Dimitri Mahayana juga menguraikan pandangan David Chalmers yang menunjukkan bahwa hal-hal material tidak bisa menjelaskan munculnya kesadaran. Kecerdasan buatan terlihat seolah sadar karena mampu memodelkan bahasa manusia, tetapi sesungguhnya sama seperti sistem kendali otomatis pada rudal yang tampak hidup karena mampu mengejar target, padahal sejatinya benda mati.

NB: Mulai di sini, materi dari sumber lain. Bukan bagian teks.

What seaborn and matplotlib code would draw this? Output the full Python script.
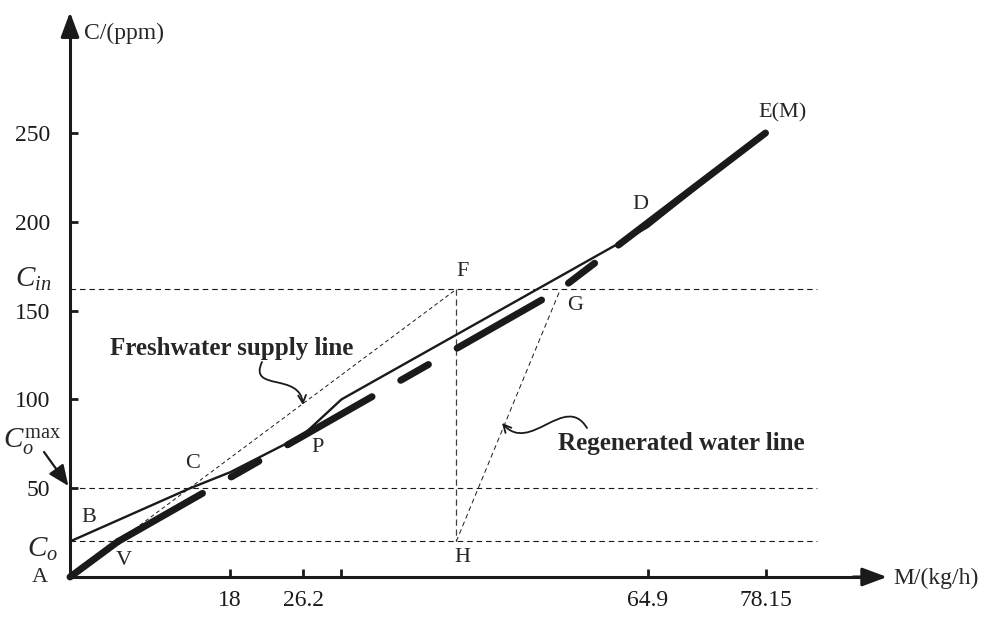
import numpy as np
import pandas as pd
import matplotlib.pyplot as plt
import seaborn as sns
from matplotlib.path import Path
from matplotlib.patches import FancyArrowPatch

# solid curve B-C-P-D-E
lcc_m = [0, 13.5, 18, 26.2, 30.5, 64.9, 78.15]
lcc_c = [20, 50, 59, 80, 100, 197, 250]

# thick dashed curve A-V-G-E
reg_m = [0, 5.4, 55.1, 78.15]
reg_c = [0, 20, 162, 250]

c_o = 20
c_o_max = 50
c_in = 162
h_end = 83.9

fresh_m = [5.4, 43.4]   # V -> F
fresh_c = [20, 162]
regen_m = [43.4, 55.1]  # H -> G
regen_c = [20, 162]
fh_m = [43.4, 43.4]     # F -> H
fh_c = [162, 20]

x_ticks = [18, 26.2, 30.5, 64.9, 78.15]
x_tick_labels = ['18', '26.2', '', '64.9', '78.15']
y_ticks = [50, 100, 150, 200, 250]

point_names = ['A', 'B', 'C', 'V', 'P', 'F', 'G', 'H', 'D', 'E(M)']
point_m = [0, 0, 13.5, 5.4, 26.2, 43.4, 55.1, 43.4, 64.9, 78.15]
point_c = [0, 20, 50, 20, 80, 162, 162, 20, 197, 250]
label_off = [(-30, 0), (19, 24), (2, 25), (6, -19), (14, -13),
             (6, 18), (15, -16), (6, -16), (-7, 23), (17, 20)]

# pixel scale of the picture
sx, sy = 8.9, 1.776


def to_data(px, py):
    return ((px - 70) / sx, (577 - py) / sy)


sns.set_theme(style="ticks")
plt.rcParams['font.family'] = ['Liberation Serif', 'DejaVu Serif']
plt.rcParams['mathtext.fontset'] = 'custom'
plt.rcParams['mathtext.rm'] = 'Liberation Serif'
plt.rcParams['mathtext.it'] = 'Liberation Serif:italic'

fig = plt.figure(figsize=(9.86, 6.17), dpi=100)
ax = fig.add_axes([0, 0, 1, 1])
ax.set_xlim(-70 / sx, 916 / sx)
ax.set_ylim(-40 / sy, 577 / sy)

# thin dashed guide lines
for lvl in [c_o, c_o_max, c_in]:
    ax.hlines(lvl, 0, h_end, colors='k', lw=0.8, linestyles=(0, (5, 3.5)))
sns.lineplot(x=fh_m, y=fh_c, ax=ax, color='0.25', lw=0.9,
             linestyle=(0, (5, 3)), estimator=None, sort=False)
sns.lineplot(x=fresh_m, y=fresh_c, ax=ax, color='k', lw=0.7,
             linestyle=(0, (4, 3)), estimator=None, sort=False)
sns.lineplot(x=regen_m, y=regen_c, ax=ax, color='k', lw=0.7,
             linestyle=(0, (5, 3.5)), estimator=None, sort=False)

# main curves
sns.lineplot(x=lcc_m, y=lcc_c, ax=ax, color='k', lw=1.7,
             estimator=None, sort=False)
thick = dict(ax=ax, color='k', lw=5, dash_capstyle='round',
             solid_capstyle='round', estimator=None, sort=False)
sns.lineplot(x=reg_m[:2], y=reg_c[:2], linestyle='-', **thick)
sns.lineplot(x=reg_m[1:3], y=reg_c[1:3],
             linestyle=(0, (14, 4.75, 4.6, 4.75)), **thick)
sns.lineplot(x=reg_m[2:], y=reg_c[2:],
             linestyle=(39.3, (4.75, 4.3, 28.8, 2.9)), **thick)

# axes through the origin with arrows
for s in ['top', 'right']:
    ax.spines[s].set_visible(False)
ax.spines['left'].set_position(('data', 0))
ax.spines['bottom'].set_position(('data', 0))
ax.spines['left'].set_bounds(0, 312)
ax.spines['bottom'].set_bounds(0, 90)
for s in ['left', 'bottom']:
    ax.spines[s].set_color('k')
    ax.spines[s].set_linewidth(2.2)
    ax.spines[s].set_zorder(5)

arrow_kw = dict(arrowstyle='-|>,head_length=0.75,head_width=0.28',
                color='k', lw=2.2, mutation_scale=20, shrinkA=0, shrinkB=0)
ax.annotate('', xy=(91.8, 0), xytext=(88, 0), arrowprops=arrow_kw)
ax.annotate('', xy=(0, 318), xytext=(0, 305), arrowprops=arrow_kw)

ax.set_xticks(x_ticks, x_tick_labels)
ax.set_yticks(y_ticks)
ax.tick_params(direction='in', length=6, width=2, labelsize=17, colors='k')
ax.tick_params(axis='x', pad=9)
ax.tick_params(axis='y', pad=14)

ax.text(*to_data(84, 33), 'C/(ppm)', fontsize=17, ha='left', va='center')
ax.text(*to_data(893, 578), 'M/(kg/h)', fontsize=17, ha='left', va='center')

# point labels
for name, m, c, off in zip(point_names, point_m, point_c, label_off):
    ax.annotate(name, (m, c), xytext=off, textcoords='offset pixels',
                ha='center', va='center', fontsize=16)

# concentration labels on the left
ax.text(*to_data(51, 287), r'$C_{in}$', fontsize=21, ha='right', va='baseline')
ax.text(*to_data(58, 557), r'$C_{o}$', fontsize=21, ha='right', va='baseline')
ax.text(*to_data(61, 448), r'$C_{o}^{\mathrm{max}}$', fontsize=21,
        ha='right', va='baseline')
ax.annotate('', xy=(0, c_o_max), xytext=to_data(44, 452),
            arrowprops=dict(arrowstyle='-|>,head_length=0.7,head_width=0.3',
                            color='k', lw=1.6, mutation_scale=18,
                            shrinkA=0, shrinkB=2))

# line names with curly pointers
ax.text(*to_data(232, 355), 'Freshwater supply line', fontsize=18,
        fontweight='bold', ha='center', va='baseline')
ax.text(*to_data(681, 450), 'Regenerated water line', fontsize=18,
        fontweight='bold', ha='center', va='baseline')

curves = [
    [(262, 362), (248, 392), (300, 372), (303, 405)],
    [(587, 428), (565, 392), (530, 455), (502, 423)],
]
for pts in curves:
    verts = [to_data(*p) for p in pts]
    path = Path(verts, [Path.MOVETO, Path.CURVE4, Path.CURVE4, Path.CURVE4])
    ax.add_patch(FancyArrowPatch(path=path, arrowstyle='->', color='k',
                                 lw=1.3, mutation_scale=14))

fig.savefig('out.png', dpi=100)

Selanjutnya Dimitri Mahayana membahas filsafat Mulla Sadra yang memberikan perspektif berbeda dari filsafat sebelumnya. Jika filsafat klasik memandang perubahan hanya pada kualitas atau aksiden, Mulla Sadra menyatakan bahwa substansi itu sendiri bergerak dan berubah. Beliau juga tidak membedakan secara tegas antara subjektif dan objektif, pandangan yang menurut Dimitri Mahayana berhubungan dengan tren sains modern. Mulla Sadra memandang jiwa bukan sebagai aksiden tubuh, melainkan sebagai prinsip yang melekat pada tubuh. Jiwa bermula dari keadaan kosong sebagaimana pandangan Aristoteles bahwa manusia lahir tanpa pengetahuan, kemudian berkembang seiring pertumbuhan tubuh. Potensi jiwa berkembang terus hingga tubuh tidak lagi mampu menampungnya, yang dikenal sebagai kematian. Dalam pandangan ini, semua makhluk memiliki kesadaran dan berusaha mencapai tingkat ontologis yang lebih tinggi. Namun Dimitri Mahayana menegaskan bahwa belum ada bukti cukup bahwa algoritma mampu meningkatkan tingkat ontologis sebagaimana jiwa manusia. Karena itu, walaupun kecerdasan buatan mampu memberikan simulasi yang sangat meyakinkan, tetap saja ia hanya berupa simulasi tanpa kesadaran sejati.